Describing Italy's compromise with the kin of the two Indian fishermen who were shot dead by its marines as “illegal” and “astonishing,” the Supreme Court said on Monday that they were “playing” with the Indian process of law and felt Kerala should have filed an objection.

A Bench of justices R.M. Lodha and H.L. Gokhale was perturbed that the compromise reached between the parties was placed before the Lok Adalat and subsequently a decree was passed under which the victims' kin were to be paid Rs. 1 crore each [wife of one fisherman and sisters of the other] and the owner of the boat Rs. 17 lakh. “By this means, the Indian legal system has been defeated by entering into an agreement with the woman [the victim's wife]. This is something which is not acceptable,” the bench remarked.
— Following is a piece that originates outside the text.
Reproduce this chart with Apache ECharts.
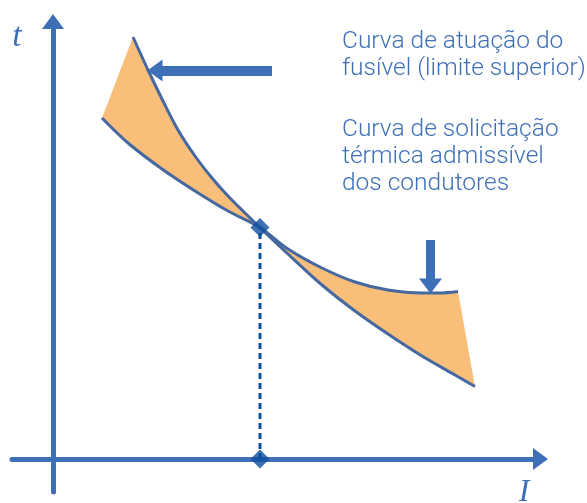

“By making her a payment of Rs. 1 crore, her mouth has been locked. The manner in which the entire legal process is sought to be defeated is not permissible… You should have advised the Kerala government not to allow it,” the bench told the former Solicitor General, Gopal Subramanium, appearing for the State.

Mr. Subramanium, however, told the court that the State was not a party to the compromise and reserved the right to challenge it before higher forum.

Senior counsel K.K. Venugopal, appearing for the vessel owner, also told the court that the compromise was reached between the Italian government and the families without the knowledge of the ship's management.

But the submission failed to convince the court which told the counsel: “It can't be without your consent. How can a compromise be reached without any notice to the ship owners.”

The apex court also sought the Italian government's response on releasing the impounded ship with certain conditions after its owner claimed that their detention had cost the company Rs. 200 crore. “How can courts recognise such a suit? It is astonishing. This is void under the civil procedure code. She is also a party in the SLP. This action is illegal.

The apex court expressed surprise that the compromise was reached in an Admiralty suit. “The Admiralty suit goes to Lok Adalat. Admiralty matter cannot be sent to Lok Adalat. I thought having this knowledge, the State would have acted swiftly in challenging it. It [compromise] is a direct challenge to the Indian court. It is an affront to Indian court,” Justice Lodha, heading the bench, observed.

The counsel sought stringent conditions for the release of the ship and the presence of the crew and marine officers. The apex court, however, declined to pass any adverse order against the crew and the four marine officers aboard the vessel on the ground that they too were entitled to liberty under Article 21.